Tuesday, January 13, 2004


With the opening of the British Columbia Citizen's Assembly on electoral reform, the Toronto Budget consultations and planned Ontario budget consultations, John Ibbitson says we have entered a 'new era of liberal democracy'. That my be a little grand and pre-mature but I think these initiative do signal something new. Whether they signal the beginning of real reform in our political system remains to be seen.

All of these projects I think have good potential and stem from a motivation to have greater citizen involvement in operations of our democracy. With the continuing decline in one of the most basic exercises of democratic participation, that of voting, citizens perhaps need to be reminded that democracy requires constant involvement from its citizenry to function at its best.

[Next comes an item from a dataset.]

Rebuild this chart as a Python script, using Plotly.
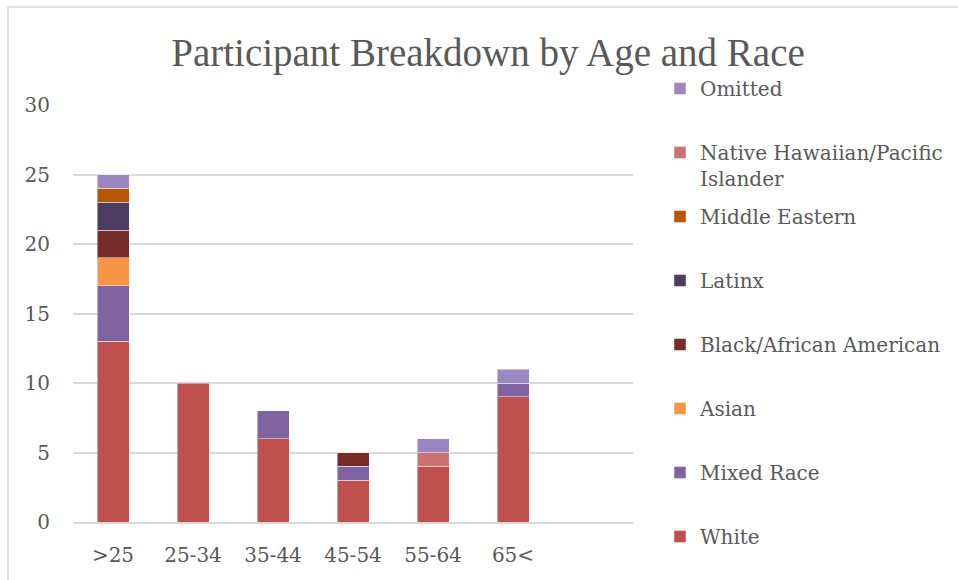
import plotly.graph_objects as go

# Age groups along the x axis
age_groups = [">25", "25-34", "35-44", "45-54", "55-64", "65<"]

# Participant counts per race, one list per stacked series (bottom to top)
white = [13, 10, 6, 3, 4, 9]
mixed_race = [4, 0, 2, 1, 0, 1]
asian = [2, 0, 0, 0, 0, 0]
black_african_american = [2, 0, 0, 1, 0, 0]
latinx = [2, 0, 0, 0, 0, 0]
middle_eastern = [1, 0, 0, 0, 0, 0]
native_hawaiian_pacific_islander = [0, 0, 0, 0, 1, 0]
omitted = [1, 0, 0, 0, 1, 1]

series_names = [
    "White",
    "Mixed Race",
    "Asian",
    "Black/African American",
    "Latinx",
    "Middle Eastern",
    "Native Hawaiian/Pacific<br>Islander",
    "Omitted",
]
series_values = [
    white,
    mixed_race,
    asian,
    black_african_american,
    latinx,
    middle_eastern,
    native_hawaiian_pacific_islander,
    omitted,
]
series_colors = [
    "#C0504D",
    "#8064A2",
    "#F79646",
    "#772C2A",
    "#4D3B62",
    "#B65708",
    "#CD7371",
    "#9C85C0",
]

# Tick labels for the value axis
y_ticks = [0, 5, 10, 15, 20, 25, 30]

TEXT = "#595959"
GRID = "#D9D9D9"
FONT = "DejaVu Serif"

# Plot area in pixels
W, H = 958, 580
L, R, T, B = 73, 325, 105, 58
pw, ph = W - L - R, H - T - B


def px_x(x):
    return (x - L) / pw


def px_y(y):
    return (H - B - y) / ph


fig = go.Figure()

# Legend rows, top to bottom (centre of first text line in pixels)
legend_rows = [537, 473, 409, 345, 281, 217, 153, 89]
legend_ids = ["legend"] + [f"legend{i}" for i in range(2, 9)]

for name, vals, color, lid in zip(series_names, series_values, series_colors, legend_ids):
    fig.add_trace(
        go.Bar(
            x=age_groups,
            y=[v if v else None for v in vals],
            name=name,
            marker=dict(color=color, line=dict(color="rgba(255,255,255,0.45)", width=1)),
            width=0.4,
            legend=lid,
        )
    )

legend_layouts = {}
for lid, row, name in zip(legend_ids, legend_rows, series_names):
    legend_layouts[lid] = dict(
        x=px_x(660),
        xanchor="left",
        y=px_y(row - 20),
        yanchor="top",
        bgcolor="rgba(0,0,0,0)",
        font=dict(family=FONT, size=20, color=TEXT),
        valign="top",
        itemclick=False,
        itemdoubleclick=False,
    )

fig.update_layout(
    width=W,
    height=H,
    margin=dict(l=L, r=R, t=T, b=B, autoexpand=False),
    paper_bgcolor="white",
    plot_bgcolor="white",
    barmode="stack",
    showlegend=True,
    title=dict(
        text="Participant Breakdown by Age and Race",
        font=dict(family="Liberation Serif", size=39, color=TEXT),
        x=px_x(488),
        xref="paper",
        xanchor="center",
        y=1 - 52 / H,
        yref="container",
        yanchor="middle",
    ),
    xaxis=dict(
        type="category",
        categoryorder="array",
        categoryarray=age_groups,
        range=[-0.5, 6.5],
        showgrid=False,
        showline=True,
        linecolor=GRID,
        linewidth=2,
        ticks="",
        ticklabelstandoff=14,
        tickfont=dict(family=FONT, size=20, color=TEXT),
        fixedrange=True,
    ),
    yaxis=dict(
        range=[0, 30],
        tickvals=y_ticks,
        showgrid=True,
        gridcolor=GRID,
        gridwidth=2,
        zeroline=False,
        showline=False,
        ticks="",
        ticklabelstandoff=22,
        tickfont=dict(family=FONT, size=20, color=TEXT),
        fixedrange=True,
    ),
    shapes=[
        dict(
            type="rect",
            xref="paper",
            yref="paper",
            x0=px_x(8),
            x1=px_x(1200),
            y0=px_y(800),
            y1=px_y(7),
            line=dict(color=GRID, width=1.5),
            fillcolor="rgba(0,0,0,0)",
            layer="below",
        )
    ],
    **legend_layouts,
)

fig.write_html("out.html")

In ancient Athens, citizens (which, admittedly were limited to free men) were required to serve on juries, in the Boule, and to sit on various boards overseeing public works and departments. In addition to this, a large proportion of citizens attended the Assembly regularly. The result was a mentality that "those who took no interest in politics were not minding their own business, but that they had no business at all."

I am not advocating a move to direct democracy on the level of the Greek polis. Such a system would be both impractical and unruly. Modern western societies, such as Canada, have a long tradition of representative government that, on the whole, functions very well. However, this system, in its basic form, can only function better if more citizens involve themselves in it either by directly participating in the decision making process or, more importantly, indirectly through the exercising of their right of speech on public matters.

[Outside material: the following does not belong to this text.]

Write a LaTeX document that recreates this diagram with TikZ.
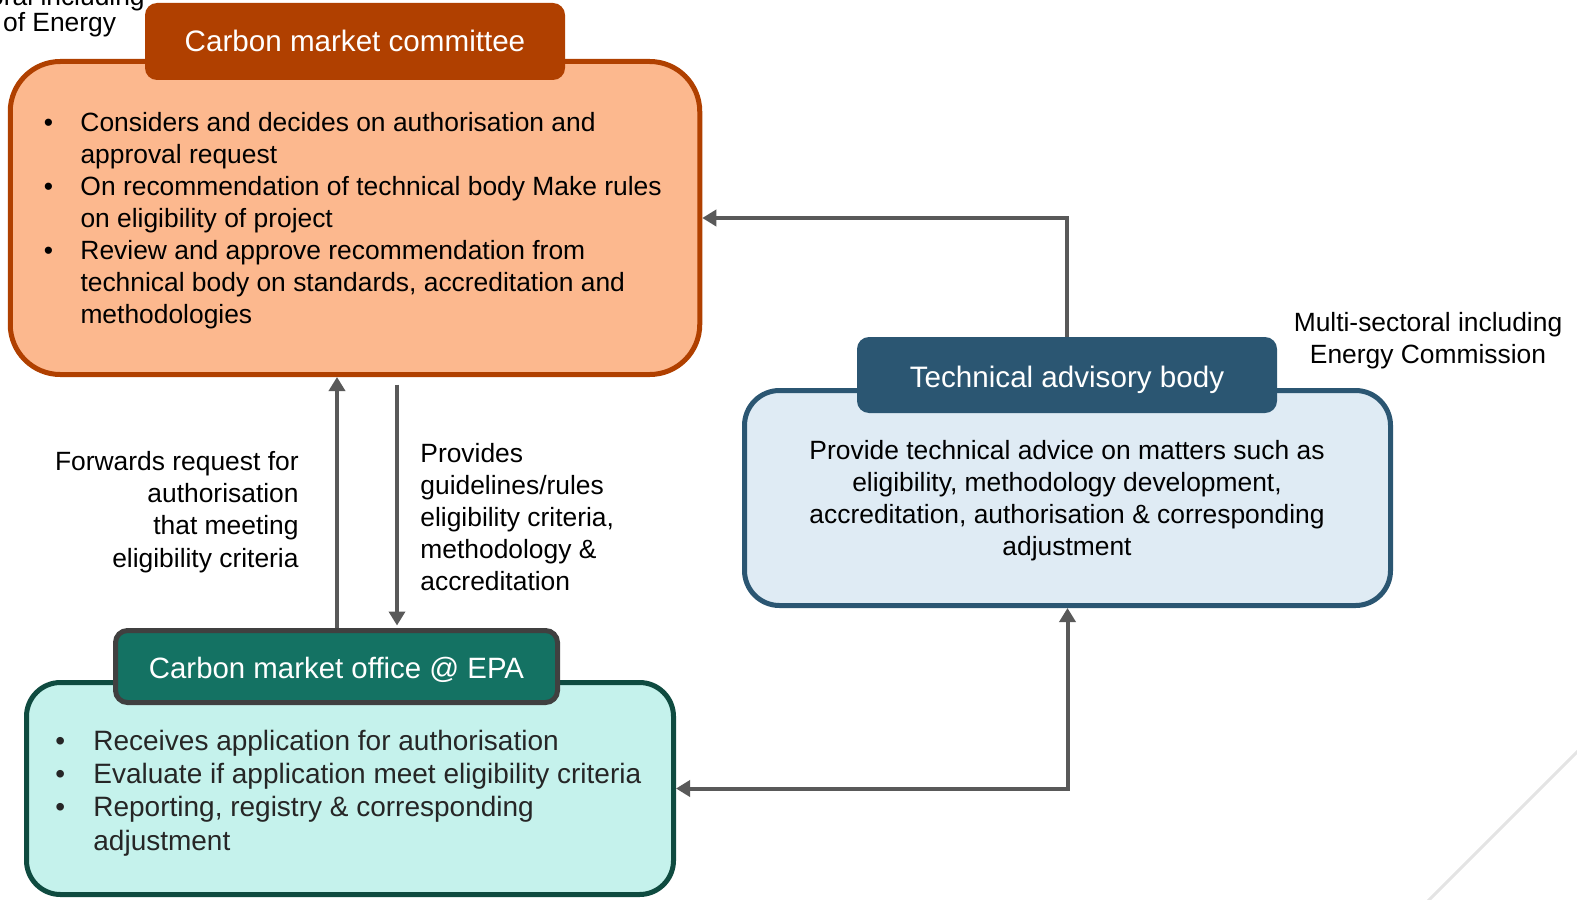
\documentclass[tikz,border=0pt]{standalone}
\usepackage{fontspec}
\setmainfont{Liberation Sans}
\usetikzlibrary{arrows.meta,positioning}
\definecolor{cmcdark}{RGB}{176,64,0}
\definecolor{cmclight}{RGB}{252,184,142}
\definecolor{tabdark}{RGB}{43,86,114}
\definecolor{tablight}{RGB}{223,235,244}
\definecolor{cmodark}{RGB}{20,114,99}
\definecolor{cmoline}{RGB}{15,75,64}
\definecolor{cmolight}{RGB}{197,242,236}
\definecolor{arrgray}{RGB}{89,89,89}
\definecolor{diaggray}{RGB}{228,228,228}
\newcommand{\bul}[1]{\makebox[#1][l]{\textbullet}}
\tikzset{
  mainbox/.style={draw,line width=2.5pt,inner sep=0pt},
  headbox/.style={text=white,inner sep=0pt,rounded corners=6pt,text depth=0pt,font=\fontsize{14.8}{17}\selectfont},
  bodytxt/.style={inner sep=0pt,font=\fontsize{13.2}{16}\selectfont},
  conn/.style={draw=arrgray,line width=2pt},
}
\begin{document}
\begin{tikzpicture}[>={Triangle[length=7pt,width=8pt]},x=0.5pt,y=-0.5pt]
\useasboundingbox (0,0) rectangle (1577,899);
\clip (0,0) rectangle (1577,899);
\draw[diaggray,line width=1.5pt] (1420,909) -- (1587,742);
% committee
\node[mainbox,draw=cmcdark,fill=cmclight,minimum width=344.75pt,minimum height=156.5pt,rounded corners=25pt] (cmc) at (355,218) {};
\node[headbox,fill=cmcdark,minimum width=210pt,minimum height=38.5pt,text height=10.5pt] (cmch) at (355,41.5) {Carbon market committee};
\node[bodytxt,align=left,anchor=base west] (cmcl) at (43.5,323) {\bul{18.3pt}Considers and decides on authorisation and\\
  \hspace*{18.3pt}approval request\\
  \bul{18.3pt}On recommendation of technical body Make rules\\
  \hspace*{18.3pt}on eligibility of project\\
  \bul{18.3pt}Review and approve recommendation from\\
  \hspace*{18.3pt}technical body on standards, accreditation and\\
  \hspace*{18.3pt}methodologies};
% technical advisory body
\node[mainbox,draw=tabdark,fill=tablight,minimum width=323pt,minimum height=107.5pt,rounded corners=17.5pt] (tab) at (1067.5,498) {};
\node[headbox,fill=tabdark,minimum width=210pt,minimum height=38pt,text height=12pt] (tabh) at (1067,375) {Technical advisory body};
\node[bodytxt,align=center,anchor=base] (tabl) at (1067,555) {Provide technical advice on matters such as\\
  eligibility, methodology development,\\
  accreditation, authorisation \& corresponding\\
  adjustment};
% carbon market office
\node[mainbox,draw=cmoline,fill=cmolight,minimum width=323.5pt,minimum height=106pt,rounded corners=17pt] (cmo) at (350,788.5) {};
\node[headbox,draw=black!75,line width=2.5pt,fill=cmodark,minimum width=221pt,minimum height=36pt,text height=11.5pt,font=\fontsize{14.7}{17}\selectfont] (cmoh) at (336.5,666.5) {Carbon market office @ EPA};
\node[bodytxt,align=left,anchor=base west,text=black!85,font=\fontsize{14}{16.6}\selectfont] (cmol) at (55,850) {\bul{19pt}Receives application for authorisation\\
  \bul{19pt}Evaluate if application meet eligibility criteria\\
  \bul{19pt}Reporting, registry \& corresponding\\
  \hspace*{19pt}adjustment};
% side labels
\node[bodytxt,align=right,anchor=base east,font=\fontsize{13.2}{16.15}\selectfont] (fwd) at (299,567) {Forwards request for\\authorisation\\that meeting\\eligibility criteria};
\node[bodytxt,align=left,anchor=base west] (prov) at (420,590) {Provides\\guidelines/rules\\eligibility criteria,\\methodology \&\\accreditation};
\node[bodytxt,align=center,anchor=base] (ecom) at (1428,363) {Multi-sectoral including\\Energy Commission};
\node[bodytxt,align=center,anchor=base,font=\fontsize{13.2}{13}\selectfont] (moe) at (10.5,32) {Multi-sectoral including\\Ministry of Energy};
% connectors
\draw[conn,->] (tabh.north) |- (cmc.east);
\draw[conn,->] ([xshift=0.25pt]cmoh.north) -- ([xshift=0.25pt]cmoh.north |- cmc.south);
\draw[conn,->,shorten <=3.75pt,shorten >=1.25pt] ([xshift=30.25pt]cmoh.north |- cmc.south) -- ([xshift=30.25pt]cmoh.north);
\draw[conn,<->] (cmo.east) -| (tab.south);
\end{tikzpicture}
\end{document}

I am somewhat wary of the fact that these new democratic initiatives have been imposed from the 'top down.' It is somewhat paternalistic to tell citizen's that they have to participate. It leads me to question what the true motives of the governments that initiated these projects are. If they turn out to be only a means to appropriate and regulate public opinion that will be unfortunate.

However, the initiation of these projects could also be a response to the public's desire for a greater level of public participation and consultation. If the citizen's involved in the project are given a wide degree of latitude and the governments take their recommendations seriously then the legitimacy of these assemblies and consultations will be affirmed. More importantly, if the quality and quantity of public debate is raised as a result then this may be the small beginning of a revitalization of our democratic systems.